A piece like “Vanity Ablaze” should be more than enough to satiate the thirst of longtime fans, but “Incarnate” manages to throw in a few sampler effects that at least give off a slightly robotic feel to the music. That being said, there is a clear sound and precision here that pushes technicality into a far darker and less forgiving territory. This isn’t the sound of musicians joyfully playing technical melodies for the sake of technical melodies, which is good because I’m tired of that. Yes, you can play the guitar quite well or at least make it sound like a different instrument other than a guitar, but where’s the atmosphere that you’re trying to create with it? Closer “Progeny Of The Singularity” does just that, as Lychgate prove that they can make even twenty minutes of music into an fantastically frantic journey by which the senses are elated and the mind flayed before our robot overlords.

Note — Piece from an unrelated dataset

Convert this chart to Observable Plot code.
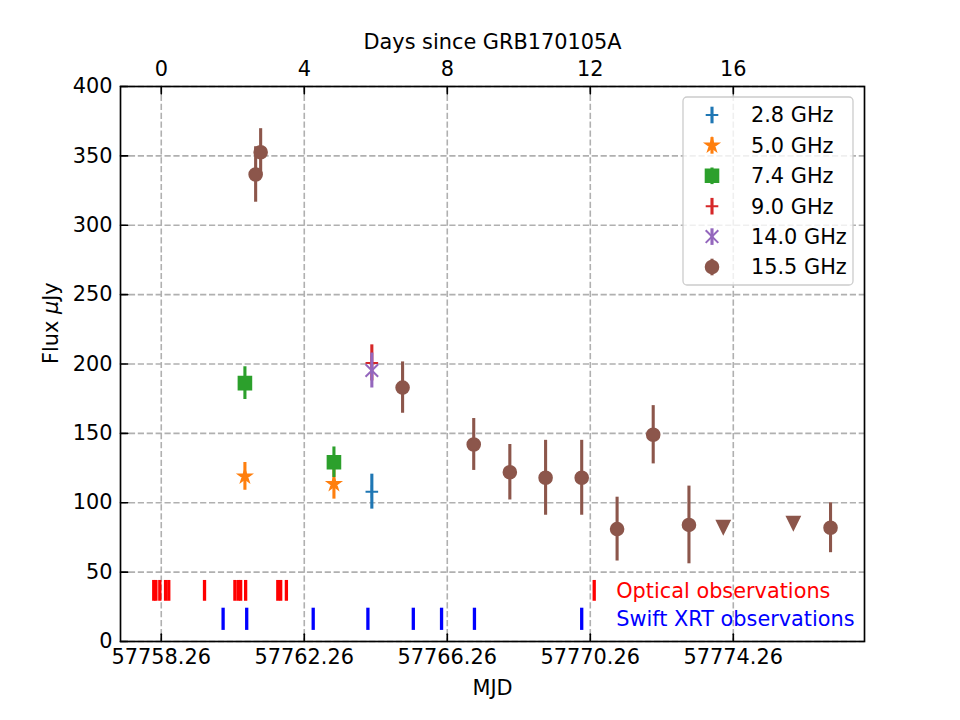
<!DOCTYPE html>
<html>
<head>
<meta charset="utf-8">
<script src="https://cdn.jsdelivr.net/npm/d3@7"></script>
<script src="https://cdn.jsdelivr.net/npm/@observablehq/plot@0.6"></script>
<style>
  body { margin: 0; background: #fff; }
  #chart svg { display: block; }
</style>
</head>
<body>
<div id="chart"></div>
<script>
// ---------- data ----------
const T0 = 57758.26; // MJD of GRB170105A
const bandNames  = ["2.8 GHz", "5.0 GHz", "7.4 GHz", "9.0 GHz", "14.0 GHz", "15.5 GHz"];
const bandColors = ["#1f77b4", "#ff7f0e", "#2ca02c", "#d62728", "#9467bd", "#8c564b"];
const bandMarkers = ["plus", "star", "square", "plus", "times", "circle"];

// detections (days since GRB, flux in μJy, 1σ error)
const obsBand = ["2.8 GHz", "5.0 GHz", "5.0 GHz", "7.4 GHz", "7.4 GHz", "9.0 GHz", "14.0 GHz",
  "15.5 GHz", "15.5 GHz", "15.5 GHz", "15.5 GHz", "15.5 GHz", "15.5 GHz", "15.5 GHz", "15.5 GHz",
  "15.5 GHz", "15.5 GHz", "15.5 GHz"];
const obsDay  = [5.89, 2.34, 4.83, 2.34, 4.83, 5.89, 5.89,
  2.64, 2.78, 6.75, 8.74, 9.75, 10.75, 11.76, 12.75, 13.76, 14.76, 18.72];
const obsFlux = [108, 119, 113.6, 186.2, 129.2, 200.8, 195.3,
  336.6, 352.6, 183, 142, 122, 118, 118, 81, 149, 84, 82];
const obsErr  = [12.6, 10, 11, 11.8, 11, 13, 12.6,
  20, 17, 18.5, 18.7, 20, 27, 27, 23, 21, 28, 18];

// upper limits (15.5 GHz)
const limitBand = ["15.5 GHz", "15.5 GHz"];
const limitDay  = [15.72, 17.68];
const limitFlux = [82.4, 85.3];

// observation epochs (days since GRB)
const opticalDay = [-0.21, -0.15, -0.04, 0.12, 0.21, 1.21, 2.06, 2.15, 2.22, 2.36, 3.26, 3.34, 3.50, 12.11];
const xrtDay     = [1.73, 2.39, 4.25, 5.78, 7.05, 7.84, 8.76, 11.76];
const opticalRange = [29, 44];
const xrtRange     = [8, 24];
const opticalLabel = "Optical observations";
const xrtLabel     = "Swift XRT observations";

// axes
const xDomain = [-1.14, 19.67];
const yDomain = [0, 400];
const xTicks = [0, 4, 8, 12, 16];
const yTicks = [0, 50, 100, 150, 200, 250, 300, 350, 400];
const topLabel = "Days since GRB170105A";
const bottomLabel = "MJD";
const yLabel = "Flux μJy";

// ---------- tables ----------
const obs = obsDay.map((d, i) => ({band: obsBand[i], day: d, flux: obsFlux[i], err: obsErr[i]}));
const limits = limitDay.map((d, i) => ({band: limitBand[i], day: d, flux: limitFlux[i]}));

// ---------- matplotlib-like marker symbols ----------
const rad = s => Math.sqrt(s / Math.PI);
const SYM = {
  plus: {draw(c, s) { const r = rad(s); c.moveTo(-r, 0); c.lineTo(r, 0); c.moveTo(0, -r); c.lineTo(0, r); }},
  times: {draw(c, s) { const r = rad(s); c.moveTo(-r, -r); c.lineTo(r, r); c.moveTo(-r, r); c.lineTo(r, -r); }},
  square: {draw(c, s) { const r = rad(s); c.moveTo(-r, -r); c.lineTo(r, -r); c.lineTo(r, r); c.lineTo(-r, r); c.closePath(); }},
  circle: {draw(c, s) { const r = rad(s); c.moveTo(r, 0); c.arc(0, 0, r, 0, 2 * Math.PI); c.closePath(); }},
  star: {draw(c, s) {
    const r = rad(s), ri = r * 0.381966;
    for (let i = 0; i < 10; i++) {
      const a = Math.PI * i / 5, rr = i % 2 ? ri : r;
      const x = rr * Math.sin(a), y = -rr * Math.cos(a);
      if (i) c.lineTo(x, y); else c.moveTo(x, y);
    }
    c.closePath();
  }},
  triangleDown: {draw(c, s) { const r = rad(s); c.moveTo(-r, -r); c.lineTo(r, -r); c.lineTo(0, r); c.closePath(); }}
};
const strokeOnly = new Set(["plus", "times"]);
const MR = 6.3;       // marker half size (px)
const MEW = 2;        // marker edge width (px)
const ELW = 3.1;      // error bar width (px)
const FS = 20.83;     // font size (px)
const tickShape = {draw(c, l) { c.moveTo(0, 0); c.lineTo(0, -l); }};

// ---------- marks ----------
const marks = [
  Plot.gridX(xTicks, {stroke: "#b0b0b0", strokeOpacity: 1, strokeWidth: 1.6, strokeDasharray: "6.2,2.7"}),
  Plot.gridY(yTicks, {stroke: "#b0b0b0", strokeOpacity: 1, strokeWidth: 1.6, strokeDasharray: "6.2,2.7"}),
  // observation epochs
  Plot.ruleX(opticalDay, {x: d => d, y1: opticalRange[0], y2: opticalRange[1], stroke: "#ff0000", strokeWidth: 3.3}),
  Plot.ruleX(xrtDay, {x: d => d, y1: xrtRange[0], y2: xrtRange[1], stroke: "#0000ff", strokeWidth: 3.3}),
  Plot.text([opticalLabel], {x: d3.max(opticalDay), y: (opticalRange[0] + opticalRange[1]) / 2, text: d => d,
    dx: 22, textAnchor: "start", lineAnchor: "middle", fill: "#ff0000"}),
  Plot.text([xrtLabel], {x: d3.max(opticalDay), y: (xrtRange[0] + xrtRange[1]) / 2, text: d => d,
    dx: 22, textAnchor: "start", lineAnchor: "middle", fill: "#0000ff"})
];

bandNames.forEach((b, k) => {
  const color = bandColors[k], m = bandMarkers[k];
  const data = obs.filter(o => o.band === b);
  marks.push(Plot.ruleX(data, {x: "day", y1: d => d.flux - d.err, y2: d => d.flux + d.err, stroke: color, strokeWidth: ELW}));
  marks.push(Plot.dot(data, {x: "day", y: "flux", symbol: SYM[m], r: MR,
    fill: strokeOnly.has(m) ? "none" : color, stroke: color, strokeWidth: MEW}));
  const lim = limits.filter(o => o.band === b);
  if (lim.length) marks.push(Plot.dot(lim, {x: "day", y: "flux", symbol: SYM.triangleDown, r: MR,
    fill: color, stroke: color, strokeWidth: MEW}));
});

marks.push(
  Plot.frame({stroke: "black", strokeWidth: 1.67}),
  // inward ticks
  Plot.vector(xTicks, {x: d => d, frameAnchor: "bottom", length: 7.3, rotate: 0, anchor: "start", shape: tickShape, stroke: "black", strokeWidth: 1.67}),
  Plot.vector(xTicks, {x: d => d, frameAnchor: "top", length: 7.3, rotate: 180, anchor: "start", shape: tickShape, stroke: "black", strokeWidth: 1.67}),
  Plot.vector(yTicks, {y: d => d, frameAnchor: "left", length: 7.3, rotate: 90, anchor: "start", shape: tickShape, stroke: "black", strokeWidth: 1.67}),
  Plot.axisX(xTicks, {anchor: "bottom", tickSize: 0, tickPadding: 8, tickFormat: d => (T0 + d).toFixed(2), label: null}),
  Plot.axisX(xTicks, {anchor: "top", tickSize: 0, tickPadding: 11, tickFormat: d => String(d), label: null}),
  Plot.axisY(yTicks, {anchor: "left", tickSize: 0, tickPadding: 8, tickFormat: d => String(d), label: null}),
  Plot.text([topLabel], {frameAnchor: "top", dy: -44, lineAnchor: "middle", text: d => d}),
  Plot.text([bottomLabel], {frameAnchor: "bottom", dy: 47, lineAnchor: "middle", text: d => d}),
  Plot.text([yLabel], {frameAnchor: "left", dx: -69, rotate: -90, lineAnchor: "middle", text: d => d})
);

const chart = Plot.plot({
  width: 960,
  height: 720,
  marginLeft: 120,
  marginRight: 96,
  marginTop: 86,
  marginBottom: 79,
  x: {domain: xDomain},
  y: {domain: yDomain},
  style: {fontFamily: "'DejaVu Sans', sans-serif", fontSize: FS + "px", background: "#fff", color: "#000", overflow: "visible"},
  marks
});
document.getElementById("chart").append(chart);

// italic μ in the y label
const svg = d3.select(chart.tagName === "svg" ? chart : chart.querySelector("svg"));
svg.selectAll("text").filter(function () { return this.textContent === yLabel; }).each(function () {
  const t = d3.select(this);
  t.text(null);
  t.append("tspan").text("Flux ");
  t.append("tspan").attr("font-style", "italic").text("μ");
  t.append("tspan").text("Jy");
});

// ---------- legend (inside plot area, upper right) ----------
const lg = svg.append("g").attr("transform", "translate(683,97)");
lg.append("rect").attr("width", 170).attr("height", 188).attr("rx", 4)
  .attr("fill", "#fff").attr("fill-opacity", 0.8).attr("stroke", "#cccccc").attr("stroke-width", 1.3);
bandNames.forEach((b, k) => {
  const cy = 18 + k * 30.4, cx = 29, color = bandColors[k], m = bandMarkers[k];
  const g = lg.append("g").attr("transform", `translate(${cx},${cy})`);
  g.append("line").attr("x1", 0).attr("x2", 0).attr("y1", -8.3).attr("y2", 8.3).attr("stroke", color).attr("stroke-width", ELW);
  if (m === "circle") {
    g.append("circle").attr("r", MR).attr("fill", color).attr("stroke", color).attr("stroke-width", MEW);
  } else {
    g.append("path").attr("d", d3.symbol(SYM[m], Math.PI * MR * MR)())
      .attr("fill", strokeOnly.has(m) ? "none" : color).attr("stroke", color)
      .attr("stroke-width", MEW);
  }
  lg.append("text").attr("x", 68).attr("y", cy).attr("dy", "0.36em").attr("text-anchor", "start")
    .attr("font-family", "'DejaVu Sans', sans-serif").attr("font-size", FS).attr("fill", "#000").text(b);
});
</script>
</body>
</html>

My only issue is that I feel the album cover, logo design, concept and frankly; the whole lot are far too good for a twenty-minute EP. Out of the numerous covers that are thrown at me on a daily basis, this one stood out. It is also very rarely that I even give praise to cover art alone as let’s be honest with the fact that most of it is exactly what you expect. I honestly wish they would have fleshed the whole thing out and made this recording a full-length. Maybe they should go to me for advice next time when they’re looking to create an album that reflects transhumanism and advanced robotics, two things I seem to care far too much about these days. This can’t be helped, but I definitely believe there is more than enough material here, even within twenty minutes to wet your appetites. The recording is in fact so good, that I’m tempted to play again immediately after. As a matter of fact, I’ll pull out my shrine to the almighty Omnissiah while immersing myself in this majesty. Of course, a couple more songs would have been nice.